水涨排高,只需移动钢缆则可。
在做这一切的时候,老舅眼睛却盯着溪的上游。如若上游漂来一段上好的木材,老舅必拿竹篙稳稳地扎在那段木材上,然后慢慢拖过木排边上来,用一根竹篾系牢。
待水一退到地平面位置上,大家又得赶紧把东西都搬下木排,然后把木排解散。这样,水涨水退,都不用扛着东西走很多路。
忙完一切,天开始放晴,大水且逐渐退去,舅妈就煮大碗面条给我们吃,面条里放了肉臊子,还有酱油、鸡精,吃起来很香。

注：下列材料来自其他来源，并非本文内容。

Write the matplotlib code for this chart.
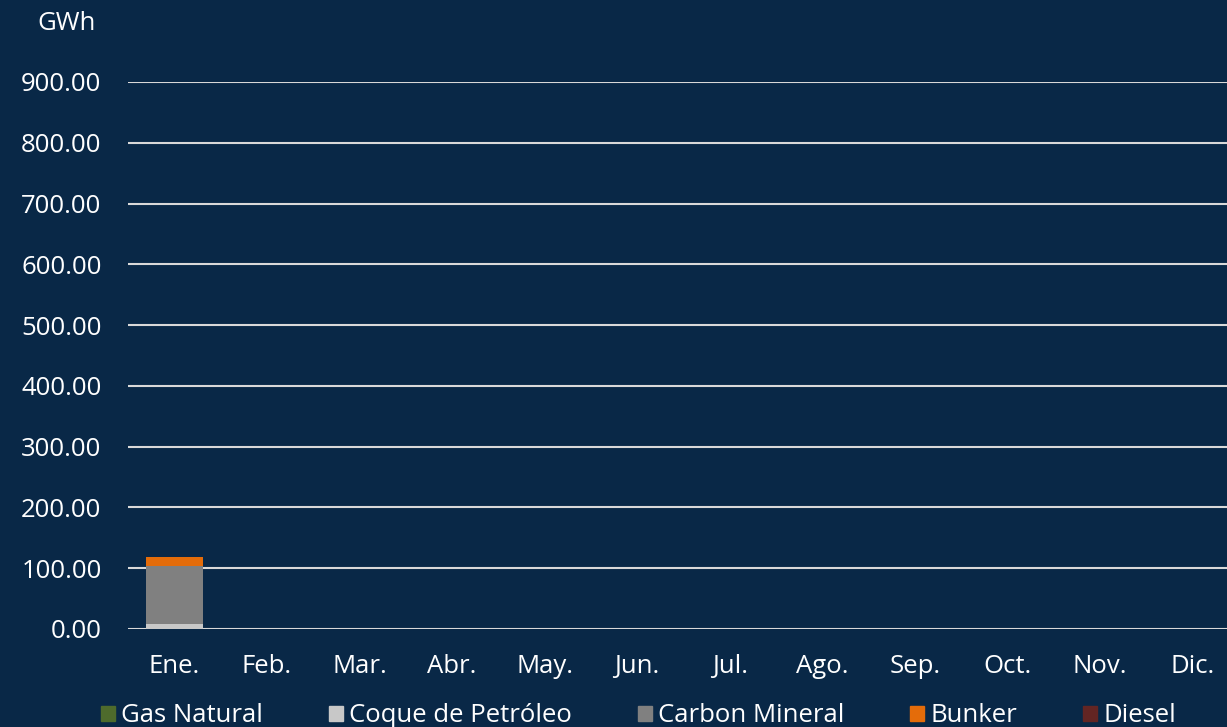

平日在家,我们炒菜一般是不放酱油的。即便是面条,那也是逢年过节才煮了当菜吃。幼年贫穷,总是限制了我对味蕾的一点合理想象。
老舅和父亲,就着一碗面条,也要喝上三碗酒。半醉的父亲才歪东倒西地上山去。
大水悉数退去,退出乌榜溪,退到大河,人们把溪口的木桥又重新架起来,河街的一切才又恢复原样。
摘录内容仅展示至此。